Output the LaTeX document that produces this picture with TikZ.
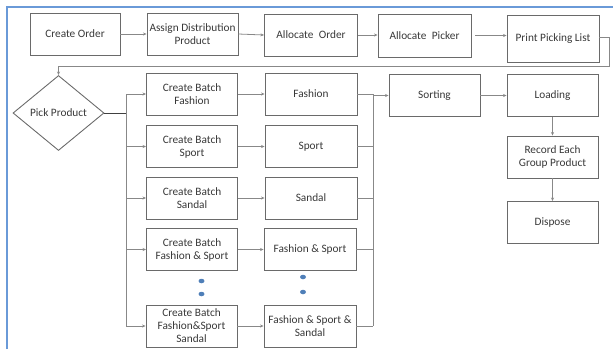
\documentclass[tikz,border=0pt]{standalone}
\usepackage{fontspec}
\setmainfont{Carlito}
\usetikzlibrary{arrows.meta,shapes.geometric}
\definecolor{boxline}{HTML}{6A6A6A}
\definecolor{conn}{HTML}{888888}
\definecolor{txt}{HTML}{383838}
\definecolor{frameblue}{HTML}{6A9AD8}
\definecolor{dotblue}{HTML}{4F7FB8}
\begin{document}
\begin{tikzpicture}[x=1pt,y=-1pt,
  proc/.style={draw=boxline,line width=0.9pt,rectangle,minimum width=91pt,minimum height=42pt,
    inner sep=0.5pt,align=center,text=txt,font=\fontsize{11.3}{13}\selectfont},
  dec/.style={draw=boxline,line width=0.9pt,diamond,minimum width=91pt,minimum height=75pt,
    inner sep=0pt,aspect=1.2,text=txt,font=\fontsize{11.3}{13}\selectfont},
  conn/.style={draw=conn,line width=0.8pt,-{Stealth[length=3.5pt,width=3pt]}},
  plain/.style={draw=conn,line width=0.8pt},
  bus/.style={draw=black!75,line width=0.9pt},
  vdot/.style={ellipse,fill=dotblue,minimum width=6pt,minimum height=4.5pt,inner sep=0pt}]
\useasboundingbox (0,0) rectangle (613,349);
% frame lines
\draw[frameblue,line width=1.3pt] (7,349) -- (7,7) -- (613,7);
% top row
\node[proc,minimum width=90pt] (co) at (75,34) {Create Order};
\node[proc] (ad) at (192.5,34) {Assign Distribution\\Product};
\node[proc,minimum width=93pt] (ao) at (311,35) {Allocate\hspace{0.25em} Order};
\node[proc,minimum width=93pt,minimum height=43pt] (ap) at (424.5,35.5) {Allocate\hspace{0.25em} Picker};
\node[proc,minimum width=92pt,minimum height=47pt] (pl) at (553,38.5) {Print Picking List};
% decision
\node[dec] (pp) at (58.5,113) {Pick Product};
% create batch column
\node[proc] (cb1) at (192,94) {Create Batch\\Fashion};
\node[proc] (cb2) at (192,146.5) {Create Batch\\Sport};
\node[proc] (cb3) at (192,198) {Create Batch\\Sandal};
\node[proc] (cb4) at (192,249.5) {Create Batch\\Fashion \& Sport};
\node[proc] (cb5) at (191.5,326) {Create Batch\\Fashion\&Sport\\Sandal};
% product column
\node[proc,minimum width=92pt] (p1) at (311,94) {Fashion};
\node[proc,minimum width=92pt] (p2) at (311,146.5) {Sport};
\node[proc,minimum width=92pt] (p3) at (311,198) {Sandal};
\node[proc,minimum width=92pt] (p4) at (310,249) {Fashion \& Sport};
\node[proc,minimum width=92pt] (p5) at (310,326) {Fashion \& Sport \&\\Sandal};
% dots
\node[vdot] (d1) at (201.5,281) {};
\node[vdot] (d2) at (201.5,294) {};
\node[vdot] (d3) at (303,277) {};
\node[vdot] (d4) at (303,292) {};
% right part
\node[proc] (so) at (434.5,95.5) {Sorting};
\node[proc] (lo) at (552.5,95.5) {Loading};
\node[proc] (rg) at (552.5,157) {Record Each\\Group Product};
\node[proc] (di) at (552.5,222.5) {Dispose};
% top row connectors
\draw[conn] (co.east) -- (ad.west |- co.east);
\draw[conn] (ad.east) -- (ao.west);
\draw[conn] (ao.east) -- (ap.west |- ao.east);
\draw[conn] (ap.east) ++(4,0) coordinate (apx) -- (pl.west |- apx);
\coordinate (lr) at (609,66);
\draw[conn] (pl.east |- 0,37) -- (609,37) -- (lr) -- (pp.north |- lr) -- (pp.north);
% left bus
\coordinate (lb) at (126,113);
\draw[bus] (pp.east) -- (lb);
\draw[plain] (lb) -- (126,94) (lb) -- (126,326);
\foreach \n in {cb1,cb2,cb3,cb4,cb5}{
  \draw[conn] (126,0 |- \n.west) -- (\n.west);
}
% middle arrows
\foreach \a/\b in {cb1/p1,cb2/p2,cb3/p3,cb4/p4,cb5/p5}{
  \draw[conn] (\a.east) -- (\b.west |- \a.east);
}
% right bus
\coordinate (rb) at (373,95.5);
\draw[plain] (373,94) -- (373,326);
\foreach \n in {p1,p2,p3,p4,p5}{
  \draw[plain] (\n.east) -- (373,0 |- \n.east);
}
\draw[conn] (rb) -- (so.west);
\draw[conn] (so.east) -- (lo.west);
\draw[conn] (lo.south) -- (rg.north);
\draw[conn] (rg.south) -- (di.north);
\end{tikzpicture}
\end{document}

—————

* [What is expected]: Restate the full listing verbatim and drop every picture.

* [Answer to the exercise]:
Output the LaTeX document that produces this picture with TikZ.
\documentclass[tikz,border=0pt]{standalone}
\usepackage{fontspec}
\setmainfont{Carlito}
\usetikzlibrary{arrows.meta,shapes.geometric}
\definecolor{boxline}{HTML}{6A6A6A}
\definecolor{conn}{HTML}{888888}
\definecolor{txt}{HTML}{383838}
\definecolor{frameblue}{HTML}{6A9AD8}
\definecolor{dotblue}{HTML}{4F7FB8}
\begin{document}
\begin{tikzpicture}[x=1pt,y=-1pt,
  proc/.style={draw=boxline,line width=0.9pt,rectangle,minimum width=91pt,minimum height=42pt,
    inner sep=0.5pt,align=center,text=txt,font=\fontsize{11.3}{13}\selectfont},
  dec/.style={draw=boxline,line width=0.9pt,diamond,minimum width=91pt,minimum height=75pt,
    inner sep=0pt,aspect=1.2,text=txt,font=\fontsize{11.3}{13}\selectfont},
  conn/.style={draw=conn,line width=0.8pt,-{Stealth[length=3.5pt,width=3pt]}},
  plain/.style={draw=conn,line width=0.8pt},
  bus/.style={draw=black!75,line width=0.9pt},
  vdot/.style={ellipse,fill=dotblue,minimum width=6pt,minimum height=4.5pt,inner sep=0pt}]
\useasboundingbox (0,0) rectangle (613,349);
% frame lines
\draw[frameblue,line width=1.3pt] (7,349) -- (7,7) -- (613,7);
% top row
\node[proc,minimum width=90pt] (co) at (75,34) {Create Order};
\node[proc] (ad) at (192.5,34) {Assign Distribution\\Product};
\node[proc,minimum width=93pt] (ao) at (311,35) {Allocate\hspace{0.25em} Order};
\node[proc,minimum width=93pt,minimum height=43pt] (ap) at (424.5,35.5) {Allocate\hspace{0.25em} Picker};
\node[proc,minimum width=92pt,minimum height=47pt] (pl) at (553,38.5) {Print Picking List};
% decision
\node[dec] (pp) at (58.5,113) {Pick Product};
% create batch column
\node[proc] (cb1) at (192,94) {Create Batch\\Fashion};
\node[proc] (cb2) at (192,146.5) {Create Batch\\Sport};
\node[proc] (cb3) at (192,198) {Create Batch\\Sandal};
\node[proc] (cb4) at (192,249.5) {Create Batch\\Fashion \& Sport};
\node[proc] (cb5) at (191.5,326) {Create Batch\\Fashion\&Sport\\Sandal};
% product column
\node[proc,minimum width=92pt] (p1) at (311,94) {Fashion};
\node[proc,minimum width=92pt] (p2) at (311,146.5) {Sport};
\node[proc,minimum width=92pt] (p3) at (311,198) {Sandal};
\node[proc,minimum width=92pt] (p4) at (310,249) {Fashion \& Sport};
\node[proc,minimum width=92pt] (p5) at (310,326) {Fashion \& Sport \&\\Sandal};
% dots
\node[vdot] (d1) at (201.5,281) {};
\node[vdot] (d2) at (201.5,294) {};
\node[vdot] (d3) at (303,277) {};
\node[vdot] (d4) at (303,292) {};
% right part
\node[proc] (so) at (434.5,95.5) {Sorting};
\node[proc] (lo) at (552.5,95.5) {Loading};
\node[proc] (rg) at (552.5,157) {Record Each\\Group Product};
\node[proc] (di) at (552.5,222.5) {Dispose};
% top row connectors
\draw[conn] (co.east) -- (ad.west |- co.east);
\draw[conn] (ad.east) -- (ao.west);
\draw[conn] (ao.east) -- (ap.west |- ao.east);
\draw[conn] (ap.east) ++(4,0) coordinate (apx) -- (pl.west |- apx);
\coordinate (lr) at (609,66);
\draw[conn] (pl.east |- 0,37) -- (609,37) -- (lr) -- (pp.north |- lr) -- (pp.north);
% left bus
\coordinate (lb) at (126,113);
\draw[bus] (pp.east) -- (lb);
\draw[plain] (lb) -- (126,94) (lb) -- (126,326);
\foreach \n in {cb1,cb2,cb3,cb4,cb5}{
  \draw[conn] (126,0 |- \n.west) -- (\n.west);
}
% middle arrows
\foreach \a/\b in {cb1/p1,cb2/p2,cb3/p3,cb4/p4,cb5/p5}{
  \draw[conn] (\a.east) -- (\b.west |- \a.east);
}
% right bus
\coordinate (rb) at (373,95.5);
\draw[plain] (373,94) -- (373,326);
\foreach \n in {p1,p2,p3,p4,p5}{
  \draw[plain] (\n.east) -- (373,0 |- \n.east);
}
\draw[conn] (rb) -- (so.west);
\draw[conn] (so.east) -- (lo.west);
\draw[conn] (lo.south) -- (rg.north);
\draw[conn] (rg.south) -- (di.north);
\end{tikzpicture}
\end{document}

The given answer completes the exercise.